Jewish Ideas Daily
- Available in: English
- Founded: 2010
- Headquarters: {{{location_country}}}
- Website: jewishideasdaily.com

= Jewish Ideas Daily =

Former news and culture website

Jewish Ideas Daily was an American website that reported on the news, culture, and political issues relating to Judaism and Israel. Its mission was to be "the premier aggregator and originator of Jewish ideas on the web". It was founded in January 2010 under the editorship of Neal Kozodoy. Jewish Ideas Daily was a "sister" publication to the Jewish Review of Books.

Until December 2012, Jewish Ideas Daily was edited by Margot Lurie, who is an expert in Jewish culture and ideals. From December 2012 on its editor was Suzanne Garment.

In addition to original articles and reviews of scholarly Jewish books, Jewish Ideas Daily also included five "daily picks", linking to external articles, and podcasts on the weekly Torah portion by Michael Carasik. Essays originally published in Jewish Ideas Daily would frequently appear in The Jerusalem Post.

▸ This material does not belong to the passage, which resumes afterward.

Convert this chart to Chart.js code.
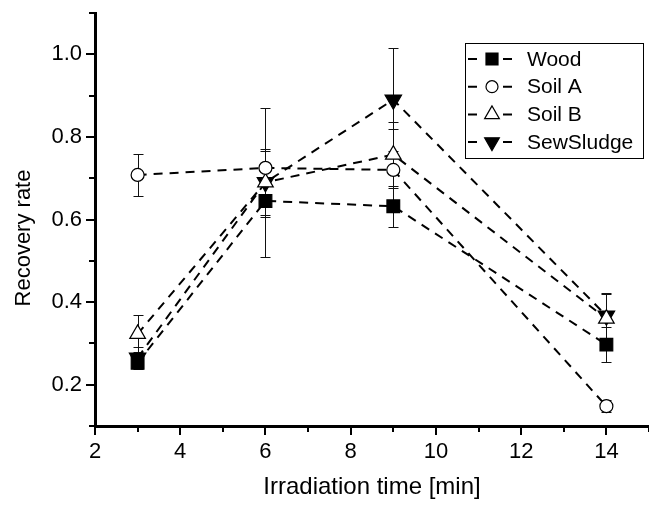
<!DOCTYPE html>
<html>
<head>
<meta charset="utf-8">
<script src="https://cdn.jsdelivr.net/npm/chart.js@4.4.1/dist/chart.umd.min.js"></script>
<style>
html, body { margin: 0; padding: 0; background: #fff; }
#wrap { width: 649px; height: 506px; position: relative; }
</style>
</head>
<body>
<div id="wrap"><canvas id="chart"></canvas></div>
<script>
// irradiation times (x) and recovery rates per sample
const times = [3, 6, 9, 14];
const seriesNames = ['Wood', 'Soil A', 'Soil B', 'SewSludge'];

const wood = [0.253, 0.645, 0.632, 0.297];
const woodErr = [0.012, 0.04, 0.05, 0.042];
const soilA = [0.708, 0.725, 0.72, 0.148];
const soilAErr = [0.05, 0.04, 0.1, 0.015];
const soilB = [0.323, 0.69, 0.757, 0.36];
const soilBErr = [0.045, 0.08, 0.08, 0.06];
const sewSludge = [0.265, 0.69, 0.89, 0.367];
const sewSludgeErr = [0.027, 0.18, 0.125, 0.056];

const errors = [woodErr, soilAErr, soilBErr, sewSludgeErr];

const xTitle = 'Irradiation time [min]';
const yTitle = 'Recovery rate';

const FONT = '"Liberation Sans", Arial, Helvetica, sans-serif';
Chart.defaults.font.family = FONT;
Chart.defaults.color = '#000';

const toPoints = vals => vals.map((v, i) => ({ x: times[i], y: v }));

function makeSeries(label, vals, style) {
    return Object.assign({
        label,
        data: toPoints(vals),
        borderColor: '#000',
        borderWidth: 2,
        borderDash: [9, 7],
        fill: false,
        tension: 0,
        pointBorderColor: '#000',
        pointBorderWidth: 1.2,
        pointHoverRadius: 0,
    }, style);
}

const datasets = [
    makeSeries(seriesNames[0], wood, { pointStyle: 'rect', pointRadius: 9, pointBackgroundColor: '#000' }),
    makeSeries(seriesNames[1], soilA, { pointStyle: 'circle', pointRadius: 6.5, pointBackgroundColor: '#fff' }),
    makeSeries(seriesNames[2], soilB, { pointStyle: 'triangle', pointRadius: 9, pointBackgroundColor: '#fff' }),
    makeSeries(seriesNames[3], sewSludge, { pointStyle: 'triangle', pointRotation: 180, pointRadius: 9.5, pointBackgroundColor: '#000' }),
];

// vertical error bars, drawn under the markers
const errorBars = {
    id: 'errorBars',
    beforeDatasetsDraw(chart) {
        const { ctx, scales: { x, y } } = chart;
        ctx.save();
        ctx.strokeStyle = '#111';
        ctx.lineWidth = 1;
        chart.data.datasets.forEach((ds, d) => {
            ds.data.forEach((pt, i) => {
                const e = errors[d][i];
                const px = Math.round(x.getPixelForValue(pt.x)) + 0.5;
                const top = Math.round(y.getPixelForValue(pt.y + e)) + 0.5;
                const bot = Math.round(y.getPixelForValue(pt.y - e)) + 0.5;
                ctx.beginPath();
                ctx.moveTo(px, top); ctx.lineTo(px, bot);
                ctx.moveTo(px - 5, top); ctx.lineTo(px + 5, top);
                ctx.moveTo(px - 5, bot); ctx.lineTo(px + 5, bot);
                ctx.stroke();
            });
        });
        ctx.restore();
    }
};

// outward major/minor tick marks + y axis title (sits a bit below centre in the original)
const tickMarks = {
    id: 'tickMarks',
    afterDraw(chart) {
        const { ctx, scales: { x, y } } = chart;
        ctx.save();
        ctx.strokeStyle = '#000';
        ctx.lineWidth = 2;
        ctx.beginPath();
        y.ticks.forEach(t => {
            const py = Math.round(y.getPixelForValue(t.value));
            const major = Math.round(t.value * 10) % 2 === 0;
            const len = major ? 8 : 5;
            ctx.moveTo(y.right - 1, py);
            ctx.lineTo(y.right - 1 - len, py);
        });
        x.ticks.forEach(t => {
            const px = Math.round(x.getPixelForValue(t.value));
            const major = Math.round(t.value) % 2 === 0;
            const len = major ? 8 : 5;
            ctx.moveTo(px, x.top + 1);
            ctx.lineTo(px, x.top + 1 + len);
        });
        ctx.stroke();

        ctx.translate(24, 238);
        ctx.rotate(-Math.PI / 2);
        ctx.font = '22px ' + FONT;
        ctx.fillStyle = '#000';
        ctx.textAlign = 'center';
        ctx.textBaseline = 'middle';
        ctx.fillText(yTitle, 0, 0);
        ctx.restore();
    }
};

// boxed legend in the upper right corner
const legendBox = {
    id: 'legendBox',
    afterDraw(chart) {
        const ctx = chart.ctx;
        ctx.save();
        ctx.strokeStyle = '#000';
        ctx.lineWidth = 1;
        ctx.strokeRect(465.5, 43.5, 178, 115);
        ctx.font = '21px ' + FONT;
        ctx.textBaseline = 'middle';
        ctx.fillStyle = '#000';
        chart.data.datasets.forEach((ds, i) => {
            const cy = 59 + i * 27.7;
            const cx = 492;
            ctx.lineWidth = 2;
            ctx.beginPath();
            ctx.moveTo(468, cy); ctx.lineTo(477, cy);
            ctx.moveTo(503, cy); ctx.lineTo(512, cy);
            ctx.stroke();
            ctx.lineWidth = 1.2;
            ctx.beginPath();
            if (ds.pointStyle === 'rect') {
                ctx.rect(cx - 6, cy - 6, 12, 12);
            } else if (ds.pointStyle === 'circle') {
                ctx.arc(cx, cy, 6, 0, Math.PI * 2);
            } else {
                const r = 8.5;
                const dir = ds.pointRotation === 180 ? 1 : -1;
                ctx.moveTo(cx, cy + dir * r);
                ctx.lineTo(cx - r * 0.866, cy - dir * r * 0.5);
                ctx.lineTo(cx + r * 0.866, cy - dir * r * 0.5);
                ctx.closePath();
            }
            ctx.fillStyle = ds.pointBackgroundColor;
            ctx.fill();
            ctx.stroke();
            ctx.fillStyle = '#000';
            ctx.fillText(ds.label, 527, cy + 1);
        });
        ctx.restore();
    }
};

new Chart(document.getElementById('chart'), {
    type: 'line',
    data: { datasets },
    options: {
        responsive: true,
        maintainAspectRatio: false,
        animation: false,
        layout: { autoPadding: false, padding: { top: 13, right: 0, left: 0, bottom: 0 } },
        plugins: { legend: { display: false }, tooltip: { enabled: false } },
        scales: {
            x: {
                type: 'linear',
                min: 2,
                max: 15,
                afterFit: s => { s.height = 80; s.paddingRight = 0; s.paddingLeft = 0; },
                ticks: {
                    stepSize: 1,
                    autoSkip: false,
                    maxRotation: 0,
                    padding: 13,
                    font: { size: 22 },
                    callback: v => (v % 2 === 0 ? v : ''),
                },
                grid: { display: false, drawTicks: false },
                border: { display: true, color: '#000', width: 3 },
                title: { display: true, text: xTitle, font: { size: 24 }, padding: { top: 4, bottom: 4 } },
            },
            y: {
                type: 'linear',
                min: 0.1,
                max: 1.1,
                afterFit: s => { s.width = 95; s.paddingTop = 0; s.paddingBottom = 0; },
                ticks: {
                    stepSize: 0.1,
                    autoSkip: false,
                    padding: 13,
                    font: { size: 22 },
                    callback: v => (Math.round(v * 10) % 2 === 0 ? v.toFixed(1) : ''),
                },
                grid: { display: false, drawTicks: false },
                border: { display: true, color: '#000', width: 3 },
                title: { display: false },
            },
        },
    },
    plugins: [errorBars, tickMarks, legendBox],
});
</script>
</body>
</html>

A box highlighting the site's content appeared daily on many Jewish websites, including that of the Jewish Telegraphic Agency.

Jewish Ideas Daily drew notice for controversial features including one accusing Christopher Hitchens of antisemitism, and the public resignation of one of Peter Beinart's bloggers from the "Open Zion/Zion Square" blog.

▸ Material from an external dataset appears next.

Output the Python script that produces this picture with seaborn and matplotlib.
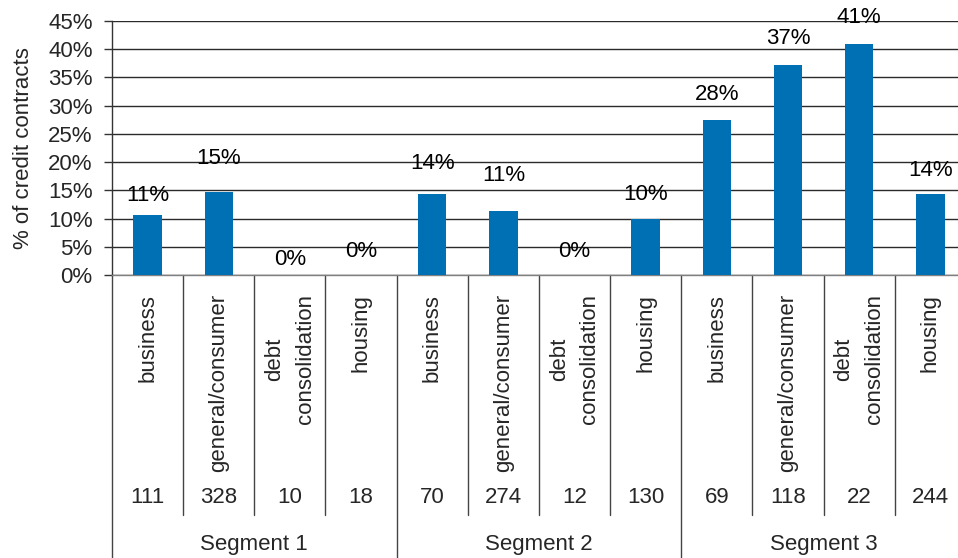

John Podhoretz described Jewish Ideas Daily as "a peerless examination of intellectual, political, and cultural trends in Jewish life". According to British journalist Daniel Johnson, "Jewish Ideas Daily is among many manifestations of new intellectual life in the American Jewish world—a world that has always been marked by intensity and enlightenment".

In June 2013 Jewish Ideas Daily was succeeded by Mosaic. A free online magazine, it offers daily summaries and links to stories around the web of interest to readers, as well as an extensive "... full-length monthly essay on an issue or theme of pressing significance for Jews, Judaism, or the Jewish state". Issue topics range from cultural or religious questions through to social and philosophical topics with in depth responses appended throughout the month for the benefit of both Jewish and gentile readers.

Like Jewish Review of Books, and Jewish Ideas Daily, Mosaic is funded by the Tikvah Fund, a philanthropic foundation established by the late Zalman Bernstein.